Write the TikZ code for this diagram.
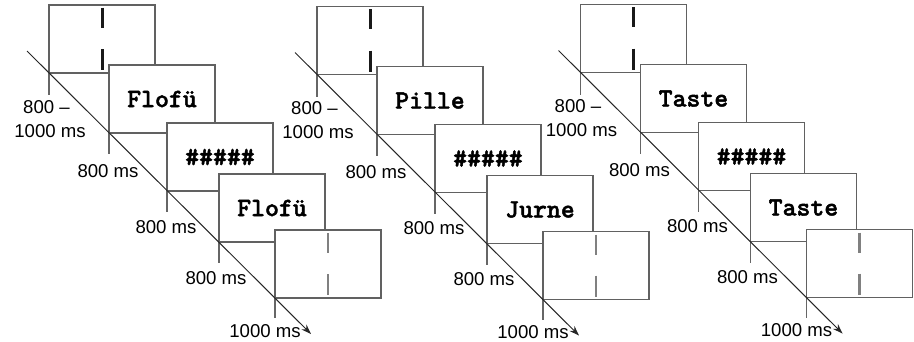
****************
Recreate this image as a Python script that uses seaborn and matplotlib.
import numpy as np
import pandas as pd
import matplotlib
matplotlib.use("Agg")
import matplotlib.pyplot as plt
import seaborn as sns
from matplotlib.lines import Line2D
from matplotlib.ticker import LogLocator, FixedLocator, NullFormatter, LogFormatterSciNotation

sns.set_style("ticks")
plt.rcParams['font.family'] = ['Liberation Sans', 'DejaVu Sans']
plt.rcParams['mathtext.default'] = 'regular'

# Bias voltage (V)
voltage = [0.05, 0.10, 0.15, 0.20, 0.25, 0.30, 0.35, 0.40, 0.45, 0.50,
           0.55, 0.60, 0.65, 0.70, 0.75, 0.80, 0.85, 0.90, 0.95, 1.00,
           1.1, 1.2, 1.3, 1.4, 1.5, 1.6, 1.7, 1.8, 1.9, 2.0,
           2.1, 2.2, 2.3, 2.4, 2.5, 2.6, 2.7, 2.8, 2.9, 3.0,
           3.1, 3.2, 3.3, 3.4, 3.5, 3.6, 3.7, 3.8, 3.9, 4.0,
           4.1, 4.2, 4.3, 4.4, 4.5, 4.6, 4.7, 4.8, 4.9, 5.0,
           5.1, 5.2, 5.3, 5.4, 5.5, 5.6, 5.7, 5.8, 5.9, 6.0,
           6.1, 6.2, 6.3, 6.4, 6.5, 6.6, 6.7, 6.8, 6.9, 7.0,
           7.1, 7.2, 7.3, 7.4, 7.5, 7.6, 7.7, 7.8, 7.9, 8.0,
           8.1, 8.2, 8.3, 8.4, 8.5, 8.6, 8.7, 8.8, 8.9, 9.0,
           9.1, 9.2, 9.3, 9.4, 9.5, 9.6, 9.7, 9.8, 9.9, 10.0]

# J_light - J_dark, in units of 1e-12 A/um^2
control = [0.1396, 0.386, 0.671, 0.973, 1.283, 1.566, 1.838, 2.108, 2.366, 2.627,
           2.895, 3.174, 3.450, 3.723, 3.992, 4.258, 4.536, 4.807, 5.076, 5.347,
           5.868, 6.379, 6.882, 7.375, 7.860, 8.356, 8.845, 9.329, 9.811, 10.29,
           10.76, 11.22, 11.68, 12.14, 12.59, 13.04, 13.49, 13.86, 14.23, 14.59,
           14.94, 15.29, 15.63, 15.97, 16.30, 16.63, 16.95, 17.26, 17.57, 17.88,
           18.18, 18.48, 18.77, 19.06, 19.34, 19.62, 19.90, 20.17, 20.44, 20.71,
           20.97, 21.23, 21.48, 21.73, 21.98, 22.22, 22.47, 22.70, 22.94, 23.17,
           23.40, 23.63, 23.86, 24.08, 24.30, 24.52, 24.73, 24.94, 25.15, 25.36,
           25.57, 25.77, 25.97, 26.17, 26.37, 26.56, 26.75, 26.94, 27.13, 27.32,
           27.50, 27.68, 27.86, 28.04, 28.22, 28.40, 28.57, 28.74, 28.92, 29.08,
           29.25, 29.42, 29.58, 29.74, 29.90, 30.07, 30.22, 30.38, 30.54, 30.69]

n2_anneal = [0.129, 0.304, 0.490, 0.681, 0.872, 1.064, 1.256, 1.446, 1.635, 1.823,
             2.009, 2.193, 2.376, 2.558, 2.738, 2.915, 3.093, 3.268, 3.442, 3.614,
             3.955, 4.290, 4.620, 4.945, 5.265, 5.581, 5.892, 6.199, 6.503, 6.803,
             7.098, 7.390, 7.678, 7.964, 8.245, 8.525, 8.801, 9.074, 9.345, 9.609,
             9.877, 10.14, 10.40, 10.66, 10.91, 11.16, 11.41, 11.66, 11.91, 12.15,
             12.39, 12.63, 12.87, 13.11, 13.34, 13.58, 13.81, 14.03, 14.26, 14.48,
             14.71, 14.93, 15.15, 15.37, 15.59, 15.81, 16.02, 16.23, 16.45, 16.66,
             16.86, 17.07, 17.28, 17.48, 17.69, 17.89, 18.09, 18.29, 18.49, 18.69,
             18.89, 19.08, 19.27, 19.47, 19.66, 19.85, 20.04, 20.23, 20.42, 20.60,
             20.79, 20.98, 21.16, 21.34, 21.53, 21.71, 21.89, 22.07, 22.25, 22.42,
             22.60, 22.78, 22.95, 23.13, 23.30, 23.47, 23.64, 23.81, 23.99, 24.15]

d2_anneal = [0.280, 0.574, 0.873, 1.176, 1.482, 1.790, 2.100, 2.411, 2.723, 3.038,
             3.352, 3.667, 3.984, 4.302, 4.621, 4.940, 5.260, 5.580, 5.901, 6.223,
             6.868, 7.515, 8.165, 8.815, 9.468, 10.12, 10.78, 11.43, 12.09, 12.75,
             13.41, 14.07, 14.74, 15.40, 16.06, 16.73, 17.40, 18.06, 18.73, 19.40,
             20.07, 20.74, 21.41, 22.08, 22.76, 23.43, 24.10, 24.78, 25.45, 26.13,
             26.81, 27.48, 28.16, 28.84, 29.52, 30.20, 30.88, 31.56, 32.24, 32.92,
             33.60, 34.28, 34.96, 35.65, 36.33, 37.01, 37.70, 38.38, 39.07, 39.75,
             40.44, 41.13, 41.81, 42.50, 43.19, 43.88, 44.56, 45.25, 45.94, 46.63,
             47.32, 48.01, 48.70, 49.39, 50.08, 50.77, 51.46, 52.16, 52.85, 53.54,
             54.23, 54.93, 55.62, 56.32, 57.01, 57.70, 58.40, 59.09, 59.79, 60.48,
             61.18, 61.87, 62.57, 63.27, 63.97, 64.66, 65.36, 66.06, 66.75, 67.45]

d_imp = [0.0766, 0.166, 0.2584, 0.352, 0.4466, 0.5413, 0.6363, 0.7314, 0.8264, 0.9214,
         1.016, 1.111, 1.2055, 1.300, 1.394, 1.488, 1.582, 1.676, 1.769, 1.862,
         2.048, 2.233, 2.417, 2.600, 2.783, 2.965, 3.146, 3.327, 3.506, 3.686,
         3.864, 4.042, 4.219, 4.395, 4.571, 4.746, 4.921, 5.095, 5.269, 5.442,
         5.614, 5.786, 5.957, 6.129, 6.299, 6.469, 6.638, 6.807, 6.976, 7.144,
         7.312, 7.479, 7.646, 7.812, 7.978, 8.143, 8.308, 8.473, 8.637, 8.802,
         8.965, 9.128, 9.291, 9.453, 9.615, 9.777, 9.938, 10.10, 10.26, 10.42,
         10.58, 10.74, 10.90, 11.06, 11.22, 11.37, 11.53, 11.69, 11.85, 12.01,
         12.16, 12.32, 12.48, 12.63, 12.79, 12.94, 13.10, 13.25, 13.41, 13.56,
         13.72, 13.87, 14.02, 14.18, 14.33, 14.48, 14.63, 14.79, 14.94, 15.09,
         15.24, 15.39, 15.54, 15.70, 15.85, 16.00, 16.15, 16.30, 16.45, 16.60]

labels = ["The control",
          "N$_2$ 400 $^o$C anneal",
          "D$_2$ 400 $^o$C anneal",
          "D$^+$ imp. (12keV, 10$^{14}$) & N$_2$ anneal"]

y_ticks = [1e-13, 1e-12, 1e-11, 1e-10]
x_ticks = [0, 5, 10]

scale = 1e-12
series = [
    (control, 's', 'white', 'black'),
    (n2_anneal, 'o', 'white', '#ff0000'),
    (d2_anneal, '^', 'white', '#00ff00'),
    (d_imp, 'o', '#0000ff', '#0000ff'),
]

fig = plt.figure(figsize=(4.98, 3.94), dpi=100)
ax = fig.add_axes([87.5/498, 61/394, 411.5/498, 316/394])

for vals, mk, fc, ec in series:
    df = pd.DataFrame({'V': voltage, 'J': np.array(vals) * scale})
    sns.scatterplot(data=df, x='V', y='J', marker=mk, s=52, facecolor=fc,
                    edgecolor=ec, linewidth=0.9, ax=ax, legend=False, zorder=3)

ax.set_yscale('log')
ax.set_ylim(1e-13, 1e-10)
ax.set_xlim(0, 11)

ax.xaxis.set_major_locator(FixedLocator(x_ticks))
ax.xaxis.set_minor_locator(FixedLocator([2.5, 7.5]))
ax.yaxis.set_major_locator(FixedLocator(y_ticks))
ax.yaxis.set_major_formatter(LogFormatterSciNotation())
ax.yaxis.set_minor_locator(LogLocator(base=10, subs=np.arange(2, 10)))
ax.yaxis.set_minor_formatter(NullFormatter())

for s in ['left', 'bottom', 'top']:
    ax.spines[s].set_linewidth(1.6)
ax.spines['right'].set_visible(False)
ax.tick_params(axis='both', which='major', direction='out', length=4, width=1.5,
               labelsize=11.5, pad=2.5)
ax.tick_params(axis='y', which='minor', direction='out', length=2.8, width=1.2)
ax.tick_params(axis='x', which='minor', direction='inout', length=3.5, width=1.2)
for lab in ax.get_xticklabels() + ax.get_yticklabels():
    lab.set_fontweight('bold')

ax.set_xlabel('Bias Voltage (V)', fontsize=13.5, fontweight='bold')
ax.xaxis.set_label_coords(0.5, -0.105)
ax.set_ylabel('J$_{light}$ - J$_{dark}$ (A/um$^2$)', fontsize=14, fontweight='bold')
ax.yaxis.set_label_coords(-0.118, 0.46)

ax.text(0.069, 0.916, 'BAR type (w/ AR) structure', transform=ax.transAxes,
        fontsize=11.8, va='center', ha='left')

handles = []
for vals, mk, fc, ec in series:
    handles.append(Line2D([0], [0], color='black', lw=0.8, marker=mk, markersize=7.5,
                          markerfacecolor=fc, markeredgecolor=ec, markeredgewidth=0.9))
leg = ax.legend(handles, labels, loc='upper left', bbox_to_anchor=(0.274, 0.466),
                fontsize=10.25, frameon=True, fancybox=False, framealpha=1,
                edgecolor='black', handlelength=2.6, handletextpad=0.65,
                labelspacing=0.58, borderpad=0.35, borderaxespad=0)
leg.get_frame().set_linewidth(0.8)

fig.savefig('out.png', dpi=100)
****************
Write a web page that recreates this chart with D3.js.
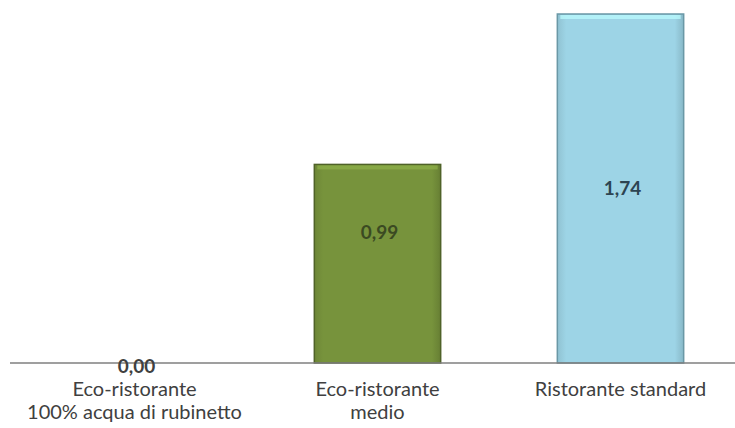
****************
From the records above, give again exactly the lines running from the line with "Recreate this image" to the line with "9.1, 9.2, 9.3, 9.4, 9.5, 9.6, 9.7, 9.8, 9.9, 10.0]", inclusive.

Recreate this image as a Python script that uses seaborn and matplotlib.
import numpy as np
import pandas as pd
import matplotlib
matplotlib.use("Agg")
import matplotlib.pyplot as plt
import seaborn as sns
from matplotlib.lines import Line2D
from matplotlib.ticker import LogLocator, FixedLocator, NullFormatter, LogFormatterSciNotation

sns.set_style("ticks")
plt.rcParams['font.family'] = ['Liberation Sans', 'DejaVu Sans']
plt.rcParams['mathtext.default'] = 'regular'

# Bias voltage (V)
voltage = [0.05, 0.10, 0.15, 0.20, 0.25, 0.30, 0.35, 0.40, 0.45, 0.50,
           0.55, 0.60, 0.65, 0.70, 0.75, 0.80, 0.85, 0.90, 0.95, 1.00,
           1.1, 1.2, 1.3, 1.4, 1.5, 1.6, 1.7, 1.8, 1.9, 2.0,
           2.1, 2.2, 2.3, 2.4, 2.5, 2.6, 2.7, 2.8, 2.9, 3.0,
           3.1, 3.2, 3.3, 3.4, 3.5, 3.6, 3.7, 3.8, 3.9, 4.0,
           4.1, 4.2, 4.3, 4.4, 4.5, 4.6, 4.7, 4.8, 4.9, 5.0,
           5.1, 5.2, 5.3, 5.4, 5.5, 5.6, 5.7, 5.8, 5.9, 6.0,
           6.1, 6.2, 6.3, 6.4, 6.5, 6.6, 6.7, 6.8, 6.9, 7.0,
           7.1, 7.2, 7.3, 7.4, 7.5, 7.6, 7.7, 7.8, 7.9, 8.0,
           8.1, 8.2, 8.3, 8.4, 8.5, 8.6, 8.7, 8.8, 8.9, 9.0,
           9.1, 9.2, 9.3, 9.4, 9.5, 9.6, 9.7, 9.8, 9.9, 10.0]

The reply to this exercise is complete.